All things considered, the prevailing trend in international criminal tribunals is that prosecutions are highly selective, and prosecutors focus on those individuals that stand out as most responsible. This owing to what some describe as international criminal law’s ‘state-centred design,’ and seemingly excessive adherence to established international practice rather than to legal mandates. Taken together with prevailing prosecutorial policies (see here and here) it will be challenging for international(ised) forums to pursue cases against corporate actors under legal doctrines of accomplice liability before they have pursued the principal perpetrators for their more direct involvement in the commission of international crimes.

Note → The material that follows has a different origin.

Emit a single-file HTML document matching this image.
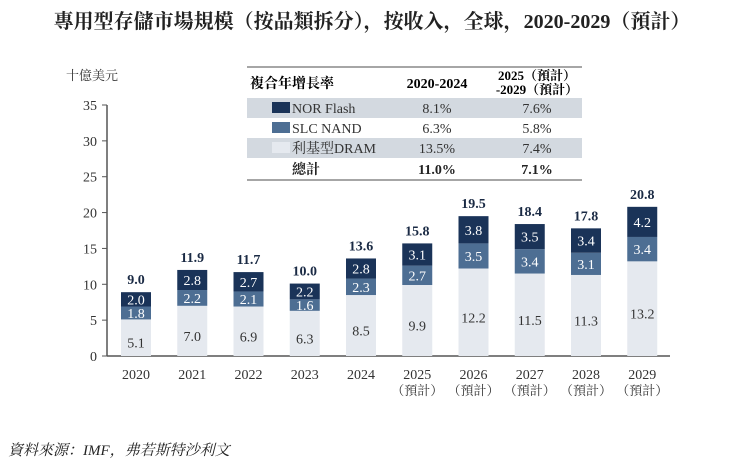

Until now, only a handful of corporate actors have stood trial before international(ised) courts and tribunals for their involvement in atrocity crimes since the Second World War cases of Krupp and IG Farben. The Myanmar situation represents an interesting opportunity for international(ised) forums to address corporate complicity, especially given the difficulties that are likely to affect their efforts in securing custody over Tatmadaw officials, the existing findings on corporate complicity of the FFM, the deterrence value of such prosecutions in discouraging corporations ex ante from doing business in Myanmar, the stimulation of divestment and shareholder activism, the contribution to achieving the retributive aims of criminal law by punishing not only Tatmadaw officials but the businesspersons that enable its policies, and more broadly the symbolic value of using criminal law to signal the broad range of actors involved in systemic atrocity.

Here, the ICC’s prosecutorial policymakers, and any prospective tribunal(s) stemming from the IIMM’s mandate, could look to domestic practice for inspiration, where many have argued that the prosecution of corporate actors for complicity in international crimes is a fast-emerging norm. Aside from the familiar Kouwenhoven and Van Anraat judgements from the Netherlands, international(ised) forums could borrow inspiration from proceedings against Belgian companies AAE Chemie, Anex Customs and Danmar Logistics over chemical exports to Syria, French cement company Lafarge Holcim in relation to Islamic State, and recent proceedings Lundlin Energy for its alleged complicity in war crimes, in Sudan.

As this evolving corporate accountability landscape is brought to bear on the Myanmar situation over the coming years, it will be important to ensure that (extremely important) efforts to prevent social media from providing a platform for incitement to genocide do not obscure the more conventional forms of ‘business as usual’ that may have rendered companies complicit in crimes of the Tatmadaw. International investigations should not lose sight of the joint ventures and commercial relationships in Myanmar, manufacturers of conventional weapons and dual-use military goods, and other corporate actors, for whom the FFM has already found reasonable grounds to proceed.